Question

If the equation $x^3-8x^2+cx+d=0\forall c,d\in R$ has one complex root and one positive root, then select the correct statement.

• A. $c,d>0$
• B. $c<0,d>0$
• C. $c<0,d<0$
• D. $c>0,d<0$

Answer 1

Answer: (C), (D)

$c>0,d<0$

Let $f\left(x\right)=x^3-8x^2+cx+d$
Now, one of the roots of the equation is complex.

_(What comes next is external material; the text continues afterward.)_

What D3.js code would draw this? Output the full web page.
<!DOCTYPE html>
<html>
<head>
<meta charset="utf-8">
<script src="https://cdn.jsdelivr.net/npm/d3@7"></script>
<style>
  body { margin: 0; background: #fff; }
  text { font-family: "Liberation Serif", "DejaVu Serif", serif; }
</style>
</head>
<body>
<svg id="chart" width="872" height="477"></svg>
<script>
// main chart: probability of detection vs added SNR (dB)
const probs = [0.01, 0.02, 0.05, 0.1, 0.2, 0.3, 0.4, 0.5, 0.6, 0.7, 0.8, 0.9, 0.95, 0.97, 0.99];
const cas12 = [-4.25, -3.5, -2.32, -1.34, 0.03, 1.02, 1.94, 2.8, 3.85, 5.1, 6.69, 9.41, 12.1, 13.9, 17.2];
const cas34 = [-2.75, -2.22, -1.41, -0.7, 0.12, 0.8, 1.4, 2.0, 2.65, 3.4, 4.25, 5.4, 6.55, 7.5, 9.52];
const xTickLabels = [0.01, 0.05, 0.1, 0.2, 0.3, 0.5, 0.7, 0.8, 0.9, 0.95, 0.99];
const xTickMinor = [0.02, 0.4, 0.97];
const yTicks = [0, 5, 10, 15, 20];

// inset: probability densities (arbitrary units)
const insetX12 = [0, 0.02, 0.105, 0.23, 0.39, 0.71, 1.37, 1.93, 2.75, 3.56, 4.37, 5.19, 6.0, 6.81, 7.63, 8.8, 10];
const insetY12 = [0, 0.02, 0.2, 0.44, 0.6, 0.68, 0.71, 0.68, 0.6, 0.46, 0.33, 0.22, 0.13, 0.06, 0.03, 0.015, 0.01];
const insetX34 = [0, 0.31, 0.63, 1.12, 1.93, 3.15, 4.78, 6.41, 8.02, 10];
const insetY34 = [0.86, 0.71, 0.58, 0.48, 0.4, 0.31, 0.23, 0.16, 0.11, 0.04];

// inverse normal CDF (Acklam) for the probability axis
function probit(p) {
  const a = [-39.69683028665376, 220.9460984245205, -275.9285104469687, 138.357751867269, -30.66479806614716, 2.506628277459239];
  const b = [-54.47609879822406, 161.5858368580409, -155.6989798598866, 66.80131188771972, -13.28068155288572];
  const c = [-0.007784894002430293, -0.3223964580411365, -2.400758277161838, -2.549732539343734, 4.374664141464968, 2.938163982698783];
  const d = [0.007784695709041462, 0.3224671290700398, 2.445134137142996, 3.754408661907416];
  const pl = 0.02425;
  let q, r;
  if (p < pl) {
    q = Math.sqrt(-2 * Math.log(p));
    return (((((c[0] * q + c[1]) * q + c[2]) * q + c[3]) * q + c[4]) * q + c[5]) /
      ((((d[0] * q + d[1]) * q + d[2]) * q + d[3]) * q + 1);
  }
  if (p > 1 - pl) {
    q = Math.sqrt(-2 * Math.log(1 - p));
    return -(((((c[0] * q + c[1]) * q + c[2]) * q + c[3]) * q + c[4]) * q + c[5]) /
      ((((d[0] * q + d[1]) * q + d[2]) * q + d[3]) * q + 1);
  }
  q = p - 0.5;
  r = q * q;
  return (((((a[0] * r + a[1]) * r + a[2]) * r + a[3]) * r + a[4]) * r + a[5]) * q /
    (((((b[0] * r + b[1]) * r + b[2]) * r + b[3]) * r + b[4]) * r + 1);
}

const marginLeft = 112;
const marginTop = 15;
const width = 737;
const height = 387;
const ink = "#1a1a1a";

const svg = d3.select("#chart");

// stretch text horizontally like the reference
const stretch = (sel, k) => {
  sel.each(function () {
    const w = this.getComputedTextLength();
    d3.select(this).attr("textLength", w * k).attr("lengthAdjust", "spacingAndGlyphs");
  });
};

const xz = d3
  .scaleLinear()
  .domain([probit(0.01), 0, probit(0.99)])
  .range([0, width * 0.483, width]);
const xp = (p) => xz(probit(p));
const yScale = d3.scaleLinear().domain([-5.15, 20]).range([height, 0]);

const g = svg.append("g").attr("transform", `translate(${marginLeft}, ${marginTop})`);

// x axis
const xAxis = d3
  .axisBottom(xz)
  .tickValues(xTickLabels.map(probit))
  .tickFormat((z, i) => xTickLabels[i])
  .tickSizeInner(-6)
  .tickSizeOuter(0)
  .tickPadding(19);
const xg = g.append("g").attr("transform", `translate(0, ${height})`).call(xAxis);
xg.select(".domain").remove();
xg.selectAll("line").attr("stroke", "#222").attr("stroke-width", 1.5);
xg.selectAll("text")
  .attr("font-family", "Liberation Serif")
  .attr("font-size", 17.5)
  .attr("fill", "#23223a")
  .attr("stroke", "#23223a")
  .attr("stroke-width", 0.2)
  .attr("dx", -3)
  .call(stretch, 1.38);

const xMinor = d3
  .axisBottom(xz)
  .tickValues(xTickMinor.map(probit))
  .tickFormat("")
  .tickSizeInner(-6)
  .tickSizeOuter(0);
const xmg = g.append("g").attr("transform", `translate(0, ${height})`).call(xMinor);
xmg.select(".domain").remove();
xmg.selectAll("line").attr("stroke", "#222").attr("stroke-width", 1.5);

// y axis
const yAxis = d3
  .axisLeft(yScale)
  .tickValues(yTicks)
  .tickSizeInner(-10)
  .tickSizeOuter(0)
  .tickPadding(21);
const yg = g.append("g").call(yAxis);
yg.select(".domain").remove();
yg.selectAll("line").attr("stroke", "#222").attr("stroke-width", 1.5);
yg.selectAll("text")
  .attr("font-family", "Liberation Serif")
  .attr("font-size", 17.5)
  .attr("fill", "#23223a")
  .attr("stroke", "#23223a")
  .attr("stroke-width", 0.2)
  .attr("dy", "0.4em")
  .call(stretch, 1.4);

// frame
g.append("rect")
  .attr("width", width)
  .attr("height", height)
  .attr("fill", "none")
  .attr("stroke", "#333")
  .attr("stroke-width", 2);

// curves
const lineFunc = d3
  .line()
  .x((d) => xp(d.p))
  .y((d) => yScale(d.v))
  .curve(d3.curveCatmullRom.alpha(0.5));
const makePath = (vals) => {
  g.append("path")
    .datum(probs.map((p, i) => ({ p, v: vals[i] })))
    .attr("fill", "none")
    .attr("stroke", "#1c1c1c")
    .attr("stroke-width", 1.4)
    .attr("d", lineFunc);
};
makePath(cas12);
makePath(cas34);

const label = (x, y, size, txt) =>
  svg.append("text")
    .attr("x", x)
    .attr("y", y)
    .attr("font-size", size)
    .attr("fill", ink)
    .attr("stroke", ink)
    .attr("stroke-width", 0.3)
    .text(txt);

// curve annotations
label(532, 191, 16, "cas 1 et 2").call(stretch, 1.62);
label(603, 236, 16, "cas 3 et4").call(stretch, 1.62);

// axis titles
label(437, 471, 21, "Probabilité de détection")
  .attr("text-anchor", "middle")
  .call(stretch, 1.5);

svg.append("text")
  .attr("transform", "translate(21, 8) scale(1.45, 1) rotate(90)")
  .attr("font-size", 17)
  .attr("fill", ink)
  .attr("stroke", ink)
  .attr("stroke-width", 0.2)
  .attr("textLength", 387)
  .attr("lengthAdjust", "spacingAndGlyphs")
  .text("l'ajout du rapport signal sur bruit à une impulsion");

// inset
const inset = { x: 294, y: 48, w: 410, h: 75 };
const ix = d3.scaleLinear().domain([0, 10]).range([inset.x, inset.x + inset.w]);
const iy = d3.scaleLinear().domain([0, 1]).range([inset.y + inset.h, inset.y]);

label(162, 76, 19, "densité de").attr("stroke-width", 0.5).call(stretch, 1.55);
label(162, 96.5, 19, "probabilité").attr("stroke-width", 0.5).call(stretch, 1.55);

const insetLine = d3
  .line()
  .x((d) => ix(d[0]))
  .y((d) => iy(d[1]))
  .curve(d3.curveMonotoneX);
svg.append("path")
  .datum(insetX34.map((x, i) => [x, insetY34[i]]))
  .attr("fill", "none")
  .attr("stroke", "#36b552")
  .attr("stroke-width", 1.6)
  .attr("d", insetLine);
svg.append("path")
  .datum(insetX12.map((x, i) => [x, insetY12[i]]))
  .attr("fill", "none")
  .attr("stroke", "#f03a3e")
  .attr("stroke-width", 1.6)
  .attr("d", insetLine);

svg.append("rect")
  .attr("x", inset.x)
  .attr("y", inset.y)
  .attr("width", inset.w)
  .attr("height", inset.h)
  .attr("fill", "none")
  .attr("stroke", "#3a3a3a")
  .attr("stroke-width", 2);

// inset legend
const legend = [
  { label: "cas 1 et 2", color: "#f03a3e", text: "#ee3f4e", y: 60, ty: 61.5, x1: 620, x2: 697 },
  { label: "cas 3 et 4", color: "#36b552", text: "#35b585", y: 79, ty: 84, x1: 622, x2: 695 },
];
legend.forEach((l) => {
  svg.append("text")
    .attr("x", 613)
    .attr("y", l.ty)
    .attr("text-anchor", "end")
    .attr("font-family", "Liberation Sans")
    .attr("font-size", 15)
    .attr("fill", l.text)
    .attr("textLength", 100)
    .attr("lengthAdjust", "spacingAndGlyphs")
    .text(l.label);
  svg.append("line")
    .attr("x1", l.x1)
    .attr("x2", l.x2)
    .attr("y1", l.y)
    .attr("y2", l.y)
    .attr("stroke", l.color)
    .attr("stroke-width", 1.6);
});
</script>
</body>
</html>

From fundamental theorem of algebra: The complex roots of a polynomial equation with real coefficients, if exist, always occurs in conjugate pair.
$\Rightarrow$ The number of real roots will be $1.$
Now, $f\left(x\right)$ has one positive real root as well.
Thus, the number of sign changes in $f\left(x\right)$ should be $3$ or $1.$
$\text{Case}1.c,d>0$
In this case $f\left(x\right)=x^3-8x^2+cx+d$ has $2$ sign changes, which is not possible.
$\text{Case}2.c>0,d<0$
In this case $f\left(x\right)=x^3-8x^2+cx-|d|$ has 3 sign changes, which is possible.
$\text{Case}3.c<0,d>0$
In this case $f\left(x\right)=x^3-8x^2-|c|x+d$ has $2$ sign changes, which is not possible.
$\text{Case}4.c<0,d<0$
In this case $f\left(x\right)=x^3-8x^2-|c|x-|d|$ has $1$ sign changes, which is possible.

Thus, for $\text{Case}2.\text{and Case}3.$ the equation will have one positive real root.